SENTINEL is a European project funded by the European Commission and led by the Security and Crisis Centre (SACC by EJC), the security arm of the European Jewish Congress. It brings together the International Centre for Counter-Terrorism (ICCT), national-level Jewish communities from Austria, Czech Republic, Hungary, Italy, and Spain, the European Union of Jewish Students, with the support of the Italian Carabinieri and the Police Presidium of the Czech Republic.

The project is designed to strengthen the protection of Jewish places of worship across the European Union through a coordinated set of activities over a three-year period.

SENTINEL will harness AI-enhanced open-source intelligence to monitor and assess current, emerging, and future threats.
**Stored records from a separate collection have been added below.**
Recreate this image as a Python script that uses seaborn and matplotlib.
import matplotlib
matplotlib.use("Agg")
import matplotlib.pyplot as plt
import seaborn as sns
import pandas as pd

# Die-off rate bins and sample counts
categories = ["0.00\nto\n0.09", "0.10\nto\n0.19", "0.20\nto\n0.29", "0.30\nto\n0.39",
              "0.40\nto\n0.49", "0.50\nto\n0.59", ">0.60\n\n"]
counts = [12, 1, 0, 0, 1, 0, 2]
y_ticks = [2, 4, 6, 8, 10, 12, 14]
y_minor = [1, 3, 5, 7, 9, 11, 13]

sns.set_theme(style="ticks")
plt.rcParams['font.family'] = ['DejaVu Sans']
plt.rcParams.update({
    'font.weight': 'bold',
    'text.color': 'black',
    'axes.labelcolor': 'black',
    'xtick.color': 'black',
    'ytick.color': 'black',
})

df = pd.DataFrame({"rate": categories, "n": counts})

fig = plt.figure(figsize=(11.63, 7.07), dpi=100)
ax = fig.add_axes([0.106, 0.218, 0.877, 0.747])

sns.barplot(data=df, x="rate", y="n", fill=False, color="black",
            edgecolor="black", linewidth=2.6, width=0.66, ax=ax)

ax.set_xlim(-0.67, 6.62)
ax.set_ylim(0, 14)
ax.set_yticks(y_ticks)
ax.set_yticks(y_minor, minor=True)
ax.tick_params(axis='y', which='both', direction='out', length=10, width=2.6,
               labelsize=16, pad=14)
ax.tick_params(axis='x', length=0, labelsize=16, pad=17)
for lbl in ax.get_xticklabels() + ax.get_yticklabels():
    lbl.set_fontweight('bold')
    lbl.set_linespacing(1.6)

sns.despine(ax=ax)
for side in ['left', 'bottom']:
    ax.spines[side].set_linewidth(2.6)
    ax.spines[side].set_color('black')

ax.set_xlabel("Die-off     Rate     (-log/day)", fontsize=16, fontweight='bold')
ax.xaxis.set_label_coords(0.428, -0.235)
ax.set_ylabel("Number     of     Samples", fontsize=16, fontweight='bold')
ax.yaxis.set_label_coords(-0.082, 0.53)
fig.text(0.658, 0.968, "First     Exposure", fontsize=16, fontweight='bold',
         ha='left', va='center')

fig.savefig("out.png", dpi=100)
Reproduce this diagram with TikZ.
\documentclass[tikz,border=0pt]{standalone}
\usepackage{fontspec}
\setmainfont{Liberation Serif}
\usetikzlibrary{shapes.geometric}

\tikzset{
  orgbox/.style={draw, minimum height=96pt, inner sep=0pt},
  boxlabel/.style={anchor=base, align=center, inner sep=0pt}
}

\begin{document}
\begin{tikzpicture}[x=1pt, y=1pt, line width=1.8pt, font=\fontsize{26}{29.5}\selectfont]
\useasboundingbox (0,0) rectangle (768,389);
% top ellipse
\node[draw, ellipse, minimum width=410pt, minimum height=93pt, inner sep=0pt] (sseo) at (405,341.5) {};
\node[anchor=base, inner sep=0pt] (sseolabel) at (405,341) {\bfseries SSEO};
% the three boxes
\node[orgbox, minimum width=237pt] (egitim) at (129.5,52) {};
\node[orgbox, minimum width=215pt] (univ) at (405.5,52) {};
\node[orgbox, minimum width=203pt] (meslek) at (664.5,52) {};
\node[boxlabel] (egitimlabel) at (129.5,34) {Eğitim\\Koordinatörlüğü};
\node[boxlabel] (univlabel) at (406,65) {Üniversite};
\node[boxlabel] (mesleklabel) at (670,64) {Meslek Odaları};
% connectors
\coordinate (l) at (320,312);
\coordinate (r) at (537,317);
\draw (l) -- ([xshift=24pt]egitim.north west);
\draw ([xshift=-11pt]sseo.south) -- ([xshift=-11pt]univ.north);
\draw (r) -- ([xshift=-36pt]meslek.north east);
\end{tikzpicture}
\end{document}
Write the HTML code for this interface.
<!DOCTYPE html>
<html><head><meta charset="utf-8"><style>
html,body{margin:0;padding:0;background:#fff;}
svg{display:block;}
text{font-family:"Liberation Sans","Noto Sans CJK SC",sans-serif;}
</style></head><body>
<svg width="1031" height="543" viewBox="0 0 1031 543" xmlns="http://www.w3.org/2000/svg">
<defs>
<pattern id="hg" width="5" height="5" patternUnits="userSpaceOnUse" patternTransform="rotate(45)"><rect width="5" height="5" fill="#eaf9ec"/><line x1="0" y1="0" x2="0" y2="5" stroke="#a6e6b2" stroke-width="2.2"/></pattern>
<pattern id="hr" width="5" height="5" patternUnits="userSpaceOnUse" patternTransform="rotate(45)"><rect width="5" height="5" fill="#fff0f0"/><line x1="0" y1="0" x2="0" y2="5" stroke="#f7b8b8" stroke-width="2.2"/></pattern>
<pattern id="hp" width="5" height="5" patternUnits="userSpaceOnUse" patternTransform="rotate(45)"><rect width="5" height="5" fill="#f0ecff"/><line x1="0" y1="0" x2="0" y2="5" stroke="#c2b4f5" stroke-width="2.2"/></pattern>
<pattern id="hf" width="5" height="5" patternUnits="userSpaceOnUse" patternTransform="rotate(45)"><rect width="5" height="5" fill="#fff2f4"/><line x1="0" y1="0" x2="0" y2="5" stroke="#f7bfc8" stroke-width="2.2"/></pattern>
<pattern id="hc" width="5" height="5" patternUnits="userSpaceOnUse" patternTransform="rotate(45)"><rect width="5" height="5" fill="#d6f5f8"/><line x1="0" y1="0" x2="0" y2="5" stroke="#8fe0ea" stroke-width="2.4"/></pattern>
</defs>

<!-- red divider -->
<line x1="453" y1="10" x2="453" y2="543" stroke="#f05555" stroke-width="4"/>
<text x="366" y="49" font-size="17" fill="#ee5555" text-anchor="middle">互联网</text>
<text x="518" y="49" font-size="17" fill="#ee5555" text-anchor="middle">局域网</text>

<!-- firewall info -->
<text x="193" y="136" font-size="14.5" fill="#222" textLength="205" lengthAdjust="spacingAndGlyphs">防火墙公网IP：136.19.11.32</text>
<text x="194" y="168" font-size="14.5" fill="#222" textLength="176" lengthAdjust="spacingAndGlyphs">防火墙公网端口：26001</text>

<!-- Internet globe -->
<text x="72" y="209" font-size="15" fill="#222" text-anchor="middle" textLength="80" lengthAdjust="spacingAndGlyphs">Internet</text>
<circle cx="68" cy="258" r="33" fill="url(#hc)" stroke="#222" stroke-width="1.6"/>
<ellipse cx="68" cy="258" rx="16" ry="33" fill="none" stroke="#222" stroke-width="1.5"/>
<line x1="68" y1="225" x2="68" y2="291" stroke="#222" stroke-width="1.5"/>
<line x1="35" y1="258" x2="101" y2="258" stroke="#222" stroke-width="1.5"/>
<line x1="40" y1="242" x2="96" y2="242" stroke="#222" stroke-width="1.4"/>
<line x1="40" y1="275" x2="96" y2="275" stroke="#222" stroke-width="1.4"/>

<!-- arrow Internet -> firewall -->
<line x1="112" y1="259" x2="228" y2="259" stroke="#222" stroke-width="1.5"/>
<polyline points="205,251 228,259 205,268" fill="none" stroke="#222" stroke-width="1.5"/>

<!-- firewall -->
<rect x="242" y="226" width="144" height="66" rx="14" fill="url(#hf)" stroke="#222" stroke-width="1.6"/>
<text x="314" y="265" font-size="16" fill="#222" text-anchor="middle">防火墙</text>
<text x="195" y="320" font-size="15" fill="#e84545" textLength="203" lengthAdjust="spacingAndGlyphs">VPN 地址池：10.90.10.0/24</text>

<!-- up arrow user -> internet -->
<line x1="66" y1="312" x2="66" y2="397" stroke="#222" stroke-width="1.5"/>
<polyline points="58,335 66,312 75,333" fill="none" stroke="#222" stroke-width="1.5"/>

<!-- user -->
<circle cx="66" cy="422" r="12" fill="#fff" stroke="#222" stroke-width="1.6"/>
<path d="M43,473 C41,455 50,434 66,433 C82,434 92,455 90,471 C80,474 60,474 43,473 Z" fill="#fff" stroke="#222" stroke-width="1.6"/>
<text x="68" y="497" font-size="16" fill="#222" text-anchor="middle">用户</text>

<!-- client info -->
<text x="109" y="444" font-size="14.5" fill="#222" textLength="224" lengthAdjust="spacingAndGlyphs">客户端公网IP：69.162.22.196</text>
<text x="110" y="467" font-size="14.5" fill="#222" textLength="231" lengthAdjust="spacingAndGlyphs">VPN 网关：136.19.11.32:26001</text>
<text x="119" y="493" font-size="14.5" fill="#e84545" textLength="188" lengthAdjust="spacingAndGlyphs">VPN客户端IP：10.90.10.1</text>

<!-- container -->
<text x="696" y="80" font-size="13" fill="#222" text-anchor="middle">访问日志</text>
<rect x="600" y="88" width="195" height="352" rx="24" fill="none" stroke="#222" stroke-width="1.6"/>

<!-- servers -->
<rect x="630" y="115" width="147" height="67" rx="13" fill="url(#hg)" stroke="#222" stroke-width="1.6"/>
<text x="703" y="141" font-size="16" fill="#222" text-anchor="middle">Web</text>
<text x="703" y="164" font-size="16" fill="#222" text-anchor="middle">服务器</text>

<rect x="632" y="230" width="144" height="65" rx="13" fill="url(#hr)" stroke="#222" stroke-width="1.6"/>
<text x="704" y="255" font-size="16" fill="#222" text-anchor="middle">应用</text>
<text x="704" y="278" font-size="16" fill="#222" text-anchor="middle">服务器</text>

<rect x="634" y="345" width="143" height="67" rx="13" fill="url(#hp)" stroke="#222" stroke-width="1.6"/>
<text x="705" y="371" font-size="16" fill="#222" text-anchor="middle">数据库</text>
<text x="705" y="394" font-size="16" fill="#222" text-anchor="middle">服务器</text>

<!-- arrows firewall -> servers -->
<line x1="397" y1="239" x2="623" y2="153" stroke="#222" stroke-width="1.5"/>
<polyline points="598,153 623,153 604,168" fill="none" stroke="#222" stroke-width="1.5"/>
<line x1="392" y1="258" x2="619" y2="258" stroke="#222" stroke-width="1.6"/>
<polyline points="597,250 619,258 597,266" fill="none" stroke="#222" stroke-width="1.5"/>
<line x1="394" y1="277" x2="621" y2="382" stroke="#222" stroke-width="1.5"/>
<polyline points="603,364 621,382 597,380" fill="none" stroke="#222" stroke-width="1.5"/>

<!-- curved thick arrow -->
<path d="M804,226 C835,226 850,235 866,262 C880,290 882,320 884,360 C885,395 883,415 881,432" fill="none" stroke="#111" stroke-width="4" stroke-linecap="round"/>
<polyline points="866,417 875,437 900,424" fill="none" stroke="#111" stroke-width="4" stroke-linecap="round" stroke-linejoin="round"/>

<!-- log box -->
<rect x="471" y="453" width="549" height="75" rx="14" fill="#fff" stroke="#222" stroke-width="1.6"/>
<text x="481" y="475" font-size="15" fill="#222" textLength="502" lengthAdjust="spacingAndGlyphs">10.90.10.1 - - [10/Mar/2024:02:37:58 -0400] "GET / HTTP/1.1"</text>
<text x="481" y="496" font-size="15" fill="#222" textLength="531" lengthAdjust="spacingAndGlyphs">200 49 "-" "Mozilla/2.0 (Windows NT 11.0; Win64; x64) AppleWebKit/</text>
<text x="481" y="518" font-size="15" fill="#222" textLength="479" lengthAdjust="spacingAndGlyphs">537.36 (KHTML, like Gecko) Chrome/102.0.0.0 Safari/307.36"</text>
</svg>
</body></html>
It will also equip Jewish communities with practical tools, including a mobile security application with a panic button and an interactive map built on real-time incident data.

Training and capacity-building are at the core of the project. These include scenario-based security exercises, crisis management seminars, and both in-person and online training sessions for community security trustees. SENTINEL will also organise EU-wide and local conferences to foster collaboration between Jewish communities, public authorities, and law enforcement agencies.

Complementing these efforts, national and local workshops will promote knowledge-sharing and preparedness, alongside pilot training programmes for law enforcement. A dedicated podcast series will help raise awareness by exploring threat assessments and potential responses.

With its wide-reaching and inclusive approach, SENTINEL will directly benefit to Jewish communities across 23 EU Member States, enhancing resilience, strengthening preparedness, and building long-term cooperation with law enforcement to meet today’s evolving security challenges.